• _Input_

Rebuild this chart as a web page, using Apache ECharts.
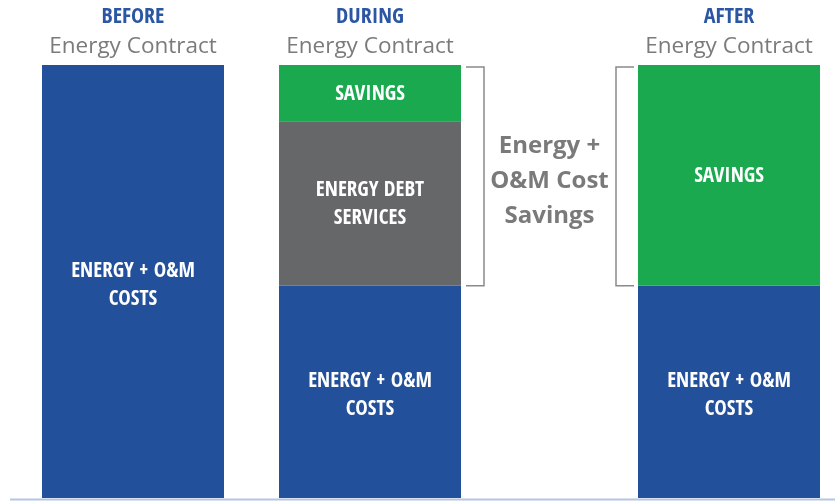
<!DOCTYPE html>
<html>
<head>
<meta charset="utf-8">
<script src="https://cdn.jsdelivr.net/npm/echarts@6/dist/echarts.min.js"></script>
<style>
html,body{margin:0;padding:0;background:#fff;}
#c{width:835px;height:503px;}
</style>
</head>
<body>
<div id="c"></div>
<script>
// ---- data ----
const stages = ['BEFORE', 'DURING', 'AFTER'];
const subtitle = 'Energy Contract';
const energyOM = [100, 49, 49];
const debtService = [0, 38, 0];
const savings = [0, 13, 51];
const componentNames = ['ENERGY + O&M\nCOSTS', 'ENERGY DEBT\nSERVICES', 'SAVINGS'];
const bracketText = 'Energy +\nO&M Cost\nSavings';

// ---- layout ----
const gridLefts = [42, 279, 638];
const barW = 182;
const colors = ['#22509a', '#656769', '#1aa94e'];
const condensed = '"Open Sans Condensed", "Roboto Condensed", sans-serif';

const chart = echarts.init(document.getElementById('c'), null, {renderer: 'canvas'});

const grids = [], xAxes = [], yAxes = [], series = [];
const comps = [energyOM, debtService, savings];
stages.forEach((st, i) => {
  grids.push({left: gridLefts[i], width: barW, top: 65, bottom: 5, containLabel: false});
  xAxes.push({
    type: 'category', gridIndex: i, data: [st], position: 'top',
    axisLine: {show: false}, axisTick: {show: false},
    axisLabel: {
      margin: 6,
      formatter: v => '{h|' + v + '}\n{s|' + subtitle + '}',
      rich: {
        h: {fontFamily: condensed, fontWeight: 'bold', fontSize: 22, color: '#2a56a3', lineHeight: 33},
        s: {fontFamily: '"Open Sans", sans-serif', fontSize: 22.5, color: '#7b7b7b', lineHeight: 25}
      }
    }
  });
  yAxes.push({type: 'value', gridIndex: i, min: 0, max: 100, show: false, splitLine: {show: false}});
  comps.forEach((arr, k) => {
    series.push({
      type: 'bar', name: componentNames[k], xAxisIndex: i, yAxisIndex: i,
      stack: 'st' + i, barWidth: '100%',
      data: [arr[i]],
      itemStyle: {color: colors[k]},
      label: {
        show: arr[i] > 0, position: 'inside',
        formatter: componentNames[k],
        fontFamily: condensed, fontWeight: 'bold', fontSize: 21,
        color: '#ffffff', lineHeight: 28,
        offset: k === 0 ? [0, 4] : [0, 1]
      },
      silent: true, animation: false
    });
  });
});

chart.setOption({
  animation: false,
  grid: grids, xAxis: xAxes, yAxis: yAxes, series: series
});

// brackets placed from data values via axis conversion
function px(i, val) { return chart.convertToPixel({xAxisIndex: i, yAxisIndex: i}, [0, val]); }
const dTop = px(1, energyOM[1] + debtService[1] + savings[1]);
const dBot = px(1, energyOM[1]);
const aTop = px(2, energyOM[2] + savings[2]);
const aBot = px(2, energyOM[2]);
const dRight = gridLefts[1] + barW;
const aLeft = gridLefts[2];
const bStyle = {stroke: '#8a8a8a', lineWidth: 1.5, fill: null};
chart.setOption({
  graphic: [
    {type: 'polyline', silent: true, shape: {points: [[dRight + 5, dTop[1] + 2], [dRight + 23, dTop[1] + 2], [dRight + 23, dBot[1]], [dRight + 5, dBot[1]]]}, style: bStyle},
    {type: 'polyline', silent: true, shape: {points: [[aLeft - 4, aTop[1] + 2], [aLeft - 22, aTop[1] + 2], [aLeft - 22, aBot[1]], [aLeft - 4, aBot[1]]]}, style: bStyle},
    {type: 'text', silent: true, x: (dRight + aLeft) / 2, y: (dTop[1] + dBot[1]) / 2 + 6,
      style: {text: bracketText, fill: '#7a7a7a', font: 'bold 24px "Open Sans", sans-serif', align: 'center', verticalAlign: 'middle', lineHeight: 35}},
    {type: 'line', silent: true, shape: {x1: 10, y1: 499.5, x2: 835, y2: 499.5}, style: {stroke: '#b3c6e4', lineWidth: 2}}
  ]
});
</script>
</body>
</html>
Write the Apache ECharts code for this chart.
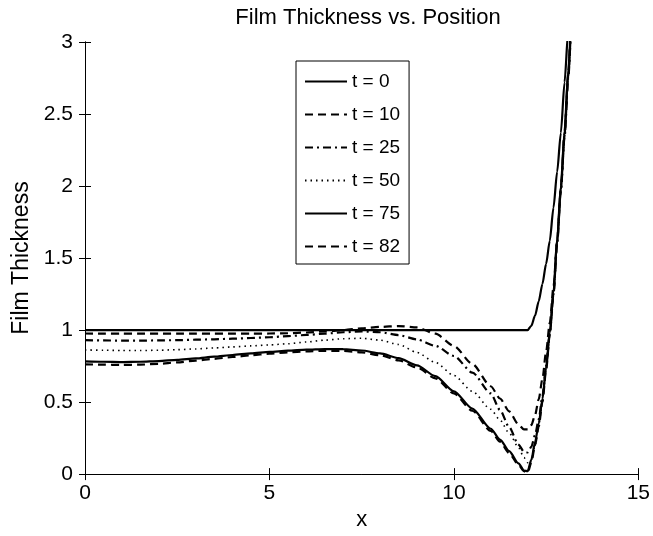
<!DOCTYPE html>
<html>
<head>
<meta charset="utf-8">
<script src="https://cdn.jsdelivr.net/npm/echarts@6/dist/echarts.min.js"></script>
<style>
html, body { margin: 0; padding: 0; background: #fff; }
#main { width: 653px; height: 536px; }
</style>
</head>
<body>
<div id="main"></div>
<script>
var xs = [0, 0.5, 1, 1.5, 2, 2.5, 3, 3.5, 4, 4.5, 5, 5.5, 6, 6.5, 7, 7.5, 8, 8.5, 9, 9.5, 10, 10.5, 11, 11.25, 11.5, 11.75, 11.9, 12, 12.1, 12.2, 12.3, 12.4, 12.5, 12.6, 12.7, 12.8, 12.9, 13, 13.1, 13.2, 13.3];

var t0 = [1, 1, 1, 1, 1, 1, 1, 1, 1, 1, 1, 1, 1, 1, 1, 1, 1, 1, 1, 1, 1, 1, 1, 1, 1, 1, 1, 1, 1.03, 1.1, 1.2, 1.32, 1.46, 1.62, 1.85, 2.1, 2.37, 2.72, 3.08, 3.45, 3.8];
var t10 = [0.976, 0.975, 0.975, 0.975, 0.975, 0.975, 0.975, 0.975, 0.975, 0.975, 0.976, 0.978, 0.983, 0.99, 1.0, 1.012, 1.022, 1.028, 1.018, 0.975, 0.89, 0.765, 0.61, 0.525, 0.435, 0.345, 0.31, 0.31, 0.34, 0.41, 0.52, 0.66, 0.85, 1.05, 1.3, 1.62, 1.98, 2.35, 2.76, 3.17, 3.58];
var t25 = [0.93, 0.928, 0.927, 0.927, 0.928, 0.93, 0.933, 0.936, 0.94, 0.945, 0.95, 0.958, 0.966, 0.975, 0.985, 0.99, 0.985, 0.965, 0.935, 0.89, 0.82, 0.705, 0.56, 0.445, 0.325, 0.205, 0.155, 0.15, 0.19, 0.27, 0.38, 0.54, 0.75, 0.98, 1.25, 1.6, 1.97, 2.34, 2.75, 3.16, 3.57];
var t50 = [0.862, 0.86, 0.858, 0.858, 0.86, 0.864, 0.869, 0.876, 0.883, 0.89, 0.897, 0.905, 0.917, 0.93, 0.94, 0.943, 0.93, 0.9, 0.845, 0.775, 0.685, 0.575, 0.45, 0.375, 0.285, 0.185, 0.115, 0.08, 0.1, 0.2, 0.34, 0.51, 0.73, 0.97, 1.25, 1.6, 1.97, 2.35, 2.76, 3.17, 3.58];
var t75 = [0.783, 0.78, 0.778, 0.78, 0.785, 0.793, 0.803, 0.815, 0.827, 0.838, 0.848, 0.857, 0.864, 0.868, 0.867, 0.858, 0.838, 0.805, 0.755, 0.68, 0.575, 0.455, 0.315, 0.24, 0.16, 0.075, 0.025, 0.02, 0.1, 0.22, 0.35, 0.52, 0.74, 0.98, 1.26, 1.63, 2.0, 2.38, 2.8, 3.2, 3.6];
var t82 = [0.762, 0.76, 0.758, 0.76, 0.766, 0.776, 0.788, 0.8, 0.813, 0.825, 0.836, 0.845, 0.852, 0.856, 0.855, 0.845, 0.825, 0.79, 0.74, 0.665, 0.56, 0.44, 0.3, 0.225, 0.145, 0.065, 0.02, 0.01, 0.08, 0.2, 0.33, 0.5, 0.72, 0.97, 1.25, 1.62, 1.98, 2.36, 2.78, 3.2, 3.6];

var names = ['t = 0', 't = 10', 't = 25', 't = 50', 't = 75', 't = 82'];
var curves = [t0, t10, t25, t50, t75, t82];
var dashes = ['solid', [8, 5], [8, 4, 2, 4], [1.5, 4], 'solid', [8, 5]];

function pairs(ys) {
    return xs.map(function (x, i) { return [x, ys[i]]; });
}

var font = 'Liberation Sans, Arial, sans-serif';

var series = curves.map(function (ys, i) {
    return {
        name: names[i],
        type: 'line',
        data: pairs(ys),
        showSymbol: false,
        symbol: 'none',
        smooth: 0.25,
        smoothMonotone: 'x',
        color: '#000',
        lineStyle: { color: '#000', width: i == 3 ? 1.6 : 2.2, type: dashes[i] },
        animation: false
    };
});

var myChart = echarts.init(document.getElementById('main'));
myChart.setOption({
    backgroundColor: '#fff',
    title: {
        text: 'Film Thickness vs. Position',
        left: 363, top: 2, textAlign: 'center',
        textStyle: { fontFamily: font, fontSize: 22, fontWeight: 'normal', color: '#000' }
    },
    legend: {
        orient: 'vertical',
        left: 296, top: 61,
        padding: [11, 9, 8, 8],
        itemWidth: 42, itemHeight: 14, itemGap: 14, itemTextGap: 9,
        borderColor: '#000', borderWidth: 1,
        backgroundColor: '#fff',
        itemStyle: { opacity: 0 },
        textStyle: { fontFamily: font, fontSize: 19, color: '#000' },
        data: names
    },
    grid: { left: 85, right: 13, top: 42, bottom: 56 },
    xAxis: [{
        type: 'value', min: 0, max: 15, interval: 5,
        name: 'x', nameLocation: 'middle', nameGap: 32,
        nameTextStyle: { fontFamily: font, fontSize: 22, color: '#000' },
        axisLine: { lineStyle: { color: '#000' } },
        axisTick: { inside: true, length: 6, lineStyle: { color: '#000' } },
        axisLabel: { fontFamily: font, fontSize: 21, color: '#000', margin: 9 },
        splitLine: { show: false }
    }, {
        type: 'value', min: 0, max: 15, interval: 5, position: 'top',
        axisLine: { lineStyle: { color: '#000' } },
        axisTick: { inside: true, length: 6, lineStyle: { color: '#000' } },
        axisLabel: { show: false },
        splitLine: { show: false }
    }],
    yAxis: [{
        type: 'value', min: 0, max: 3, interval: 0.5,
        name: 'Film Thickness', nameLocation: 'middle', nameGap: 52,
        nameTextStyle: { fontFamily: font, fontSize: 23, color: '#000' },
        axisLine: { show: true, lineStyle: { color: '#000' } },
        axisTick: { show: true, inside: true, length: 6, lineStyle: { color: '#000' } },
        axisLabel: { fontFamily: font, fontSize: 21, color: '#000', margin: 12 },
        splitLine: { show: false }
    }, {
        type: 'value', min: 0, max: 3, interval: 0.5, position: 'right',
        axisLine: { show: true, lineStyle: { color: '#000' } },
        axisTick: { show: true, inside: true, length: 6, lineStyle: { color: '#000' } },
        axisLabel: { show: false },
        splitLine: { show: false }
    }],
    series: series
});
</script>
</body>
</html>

• _Stated goal_
Set down nothing but the lines from the one holding "Write the Apache ECharts code for this chart." through the one holding "2.78, 3.2, 3.6];", both included, exactly as they appear; any picture is left out.

• _Problem solution_
Write the Apache ECharts code for this chart.
<!DOCTYPE html>
<html>
<head>
<meta charset="utf-8">
<script src="https://cdn.jsdelivr.net/npm/echarts@6/dist/echarts.min.js"></script>
<style>
html, body { margin: 0; padding: 0; background: #fff; }
#main { width: 653px; height: 536px; }
</style>
</head>
<body>
<div id="main"></div>
<script>
var xs = [0, 0.5, 1, 1.5, 2, 2.5, 3, 3.5, 4, 4.5, 5, 5.5, 6, 6.5, 7, 7.5, 8, 8.5, 9, 9.5, 10, 10.5, 11, 11.25, 11.5, 11.75, 11.9, 12, 12.1, 12.2, 12.3, 12.4, 12.5, 12.6, 12.7, 12.8, 12.9, 13, 13.1, 13.2, 13.3];

var t0 = [1, 1, 1, 1, 1, 1, 1, 1, 1, 1, 1, 1, 1, 1, 1, 1, 1, 1, 1, 1, 1, 1, 1, 1, 1, 1, 1, 1, 1.03, 1.1, 1.2, 1.32, 1.46, 1.62, 1.85, 2.1, 2.37, 2.72, 3.08, 3.45, 3.8];
var t10 = [0.976, 0.975, 0.975, 0.975, 0.975, 0.975, 0.975, 0.975, 0.975, 0.975, 0.976, 0.978, 0.983, 0.99, 1.0, 1.012, 1.022, 1.028, 1.018, 0.975, 0.89, 0.765, 0.61, 0.525, 0.435, 0.345, 0.31, 0.31, 0.34, 0.41, 0.52, 0.66, 0.85, 1.05, 1.3, 1.62, 1.98, 2.35, 2.76, 3.17, 3.58];
var t25 = [0.93, 0.928, 0.927, 0.927, 0.928, 0.93, 0.933, 0.936, 0.94, 0.945, 0.95, 0.958, 0.966, 0.975, 0.985, 0.99, 0.985, 0.965, 0.935, 0.89, 0.82, 0.705, 0.56, 0.445, 0.325, 0.205, 0.155, 0.15, 0.19, 0.27, 0.38, 0.54, 0.75, 0.98, 1.25, 1.6, 1.97, 2.34, 2.75, 3.16, 3.57];
var t50 = [0.862, 0.86, 0.858, 0.858, 0.86, 0.864, 0.869, 0.876, 0.883, 0.89, 0.897, 0.905, 0.917, 0.93, 0.94, 0.943, 0.93, 0.9, 0.845, 0.775, 0.685, 0.575, 0.45, 0.375, 0.285, 0.185, 0.115, 0.08, 0.1, 0.2, 0.34, 0.51, 0.73, 0.97, 1.25, 1.6, 1.97, 2.35, 2.76, 3.17, 3.58];
var t75 = [0.783, 0.78, 0.778, 0.78, 0.785, 0.793, 0.803, 0.815, 0.827, 0.838, 0.848, 0.857, 0.864, 0.868, 0.867, 0.858, 0.838, 0.805, 0.755, 0.68, 0.575, 0.455, 0.315, 0.24, 0.16, 0.075, 0.025, 0.02, 0.1, 0.22, 0.35, 0.52, 0.74, 0.98, 1.26, 1.63, 2.0, 2.38, 2.8, 3.2, 3.6];
var t82 = [0.762, 0.76, 0.758, 0.76, 0.766, 0.776, 0.788, 0.8, 0.813, 0.825, 0.836, 0.845, 0.852, 0.856, 0.855, 0.845, 0.825, 0.79, 0.74, 0.665, 0.56, 0.44, 0.3, 0.225, 0.145, 0.065, 0.02, 0.01, 0.08, 0.2, 0.33, 0.5, 0.72, 0.97, 1.25, 1.62, 1.98, 2.36, 2.78, 3.2, 3.6];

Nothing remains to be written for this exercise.